The neighborhood has already taken Region Ten to court twice and elicited the help of the ACLU to obtain information about the social service organization's plans for the Mews. 

Because the neighborhood hadn't complained about the former owner's plans for the property or voiced any concerns before the original special use permit was issued, the sudden opposition to the project– now that Region Ten clients will be moving in– smacked of NIMBY-ism. But Haskins and other neighbors have always insisted that it's the poor design and planning of the project, not its intended use, that gets their goat.

"It stings when we're accused of being anti-public housing,"  Haskins told the Hook in April. "For us, this has always been a planning issue."

Region Ten agreed.

"There could have been better insight into the planning process," interim director Caruso Brown said in April. "I don't think we did justice to the Little High project."

However, as far as Brown is concerned, despite his partial agreement with Haskins over the planning, the train had already left the station.

"As Charlottesville grows," Brown said, "there are a limited number of places for people with special needs. Our job right now is to meet the needs of our clients."

Haskins, however, still appears to be waiting at the station, hoping the City will haul the plans back for further review.

Haskins says his group thinks City Council is "dodging" the issue.

But as far as Mayor David Brown is concerned, the Little High neighbors and Region Ten have no one to blame but themselves.

"The City really needs this type of housing," Brown says. "We already issued a special use permit for the property.
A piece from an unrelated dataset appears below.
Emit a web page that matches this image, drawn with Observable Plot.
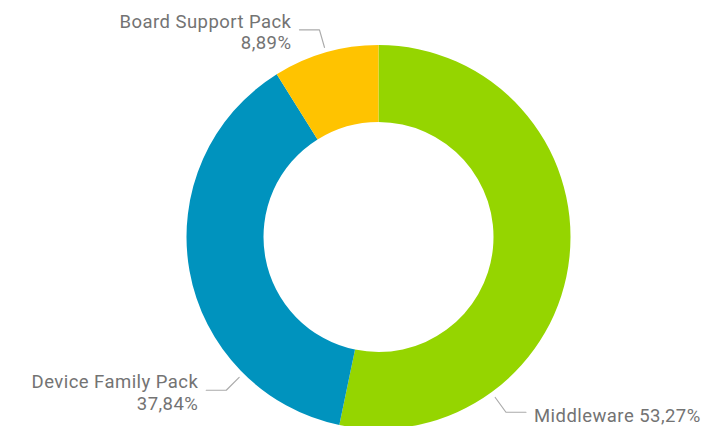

By law, that special use permit was transferred to Region Ten when the property was sold."

Brown admits it's a complicated issue, but he believes much of the problem was caused by a failure of communication on both sides. "Everyone involved seems to be at fault," he concludes. 

The Little High Neighborhood Association has been battling Region Ten for over a year over the Mews project– a 40-unit affordable housing complex for Region Ten clients.